|From Adriana Baking|
Another chocolate cookie recipe?
Yep, that’s right. But I have an excuse: these are really good.
They’re pretty different than the Flourless Fudge Cookies, and maybe not as good.
But don’t let that turn you off!
They’re not as good for my tastes, but that doesn’t mean they are bad, or not as good for your tastes.
These are more filling, and they have flour and whole eggs in them, including melted chocolate. They’re the thick, substantial kind of cookie.
But they’re just as easy to make as the Flourless Fudge Cookies.
They don’t have cocoa powder, which makes them slightly less chocolaty.
I added pecans and apricots to them, but you can add anything you like.
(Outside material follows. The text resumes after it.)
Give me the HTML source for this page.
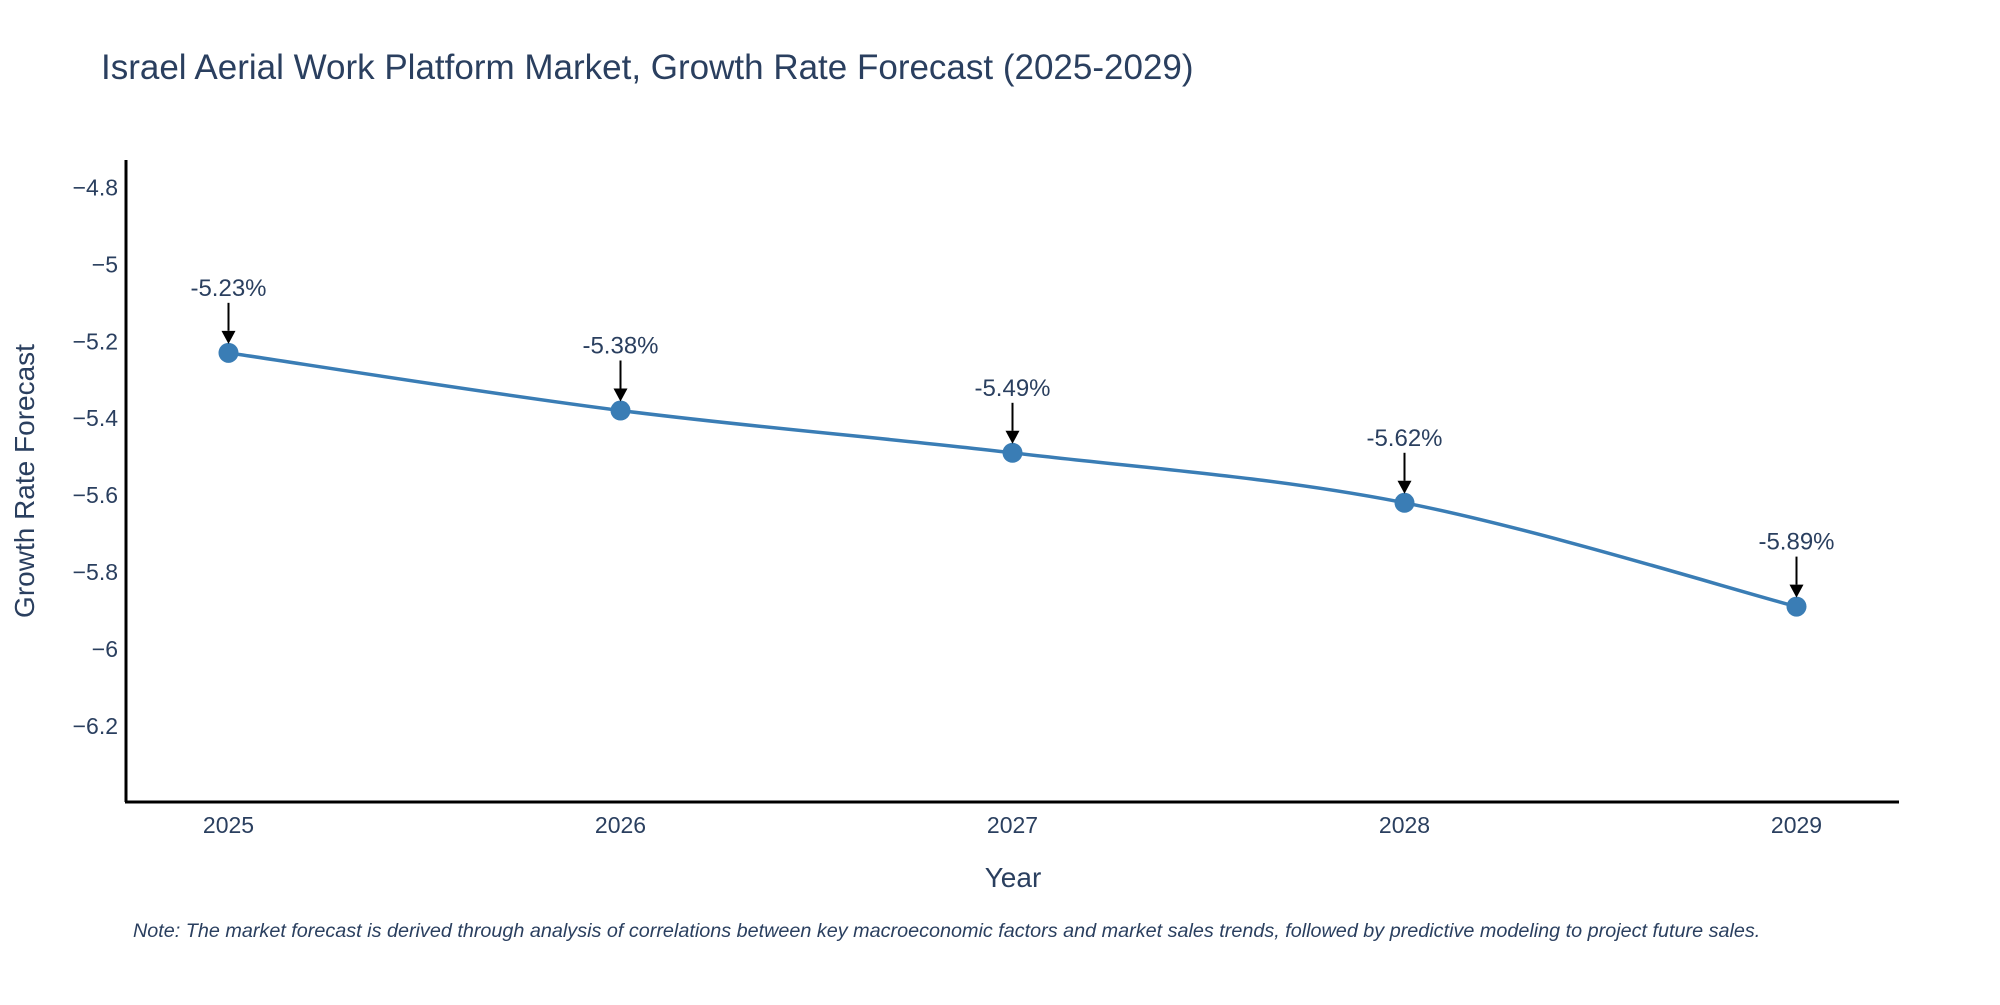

Next time, I won’t add the apricots; they were out of place and did not add anything except for extra chew.
The recipe is from Joy The Baker, adapted from King Arthur Flour.
8 ounces good quality bittersweet chocolate , 60%-72%(chopped or in chips)
3 Tablespoons (1 1/2 ounces) butter
1 cup sugar
3 large eggs
1 teaspoon espresso powder
1 teaspoon vanilla
1 cup all-purpose flour
1/4 teaspoon baking powder
1/4 teaspoons salt
1 cup chocolate chips
1 cup chopped pecans or walnuts
3/4 cup dried apricots
In a double boiler, or in the microwave, gently melt together the chocolate and butter.
To avoid heating the chocolate too much and possibly burning it, the best method is to heat till the butter is melted and the chocolate has partially melted, then remove from the heat. Stir until all the chocolate melts.
In a separate bowl, beat together the sugar and eggs till they’re thoroughly combined. You don’t need a mixer, just do it in a medium sized bowl with a wooden spoon.
Add the melted chocolate mixture, then stir in the remaining ingredients, including the chocolate chips,pecans and apricots, if you’re using them.
Preheat the oven to 325 degrees F. Lightly grease (or line with parchment) two baking sheets, three if you have them.
Drop the cookie dough by the tablespoonful (about the size of a small ping pong ball) onto the prepared baking sheets. A tablespoon cookie scoop makes this task extremely simple. Leave about 2″ between the dough balls, as they’ll spread as they bake. Like with the Flourless Fudge Cookies, I first tested one cookie to see if I needed to add more flour. I did, and added about an 1/8 or cup (or more), extra.
Bake the cookies for 11 to 12 minutes, until their tops are shiny and cracked. They won’t crack until the very end, so keep a close eye on them; when they’re cracked all the way across the top surface, they’re done.
The point is, you want these baked all the way through, but just barely; additional baking makes them more crisp rather than chewy. Remove the cookies from the oven. Wait 5 minutes then transfer the cookies to a wire rack to cool.
Sorry about the picture, the lighting is pretty bad.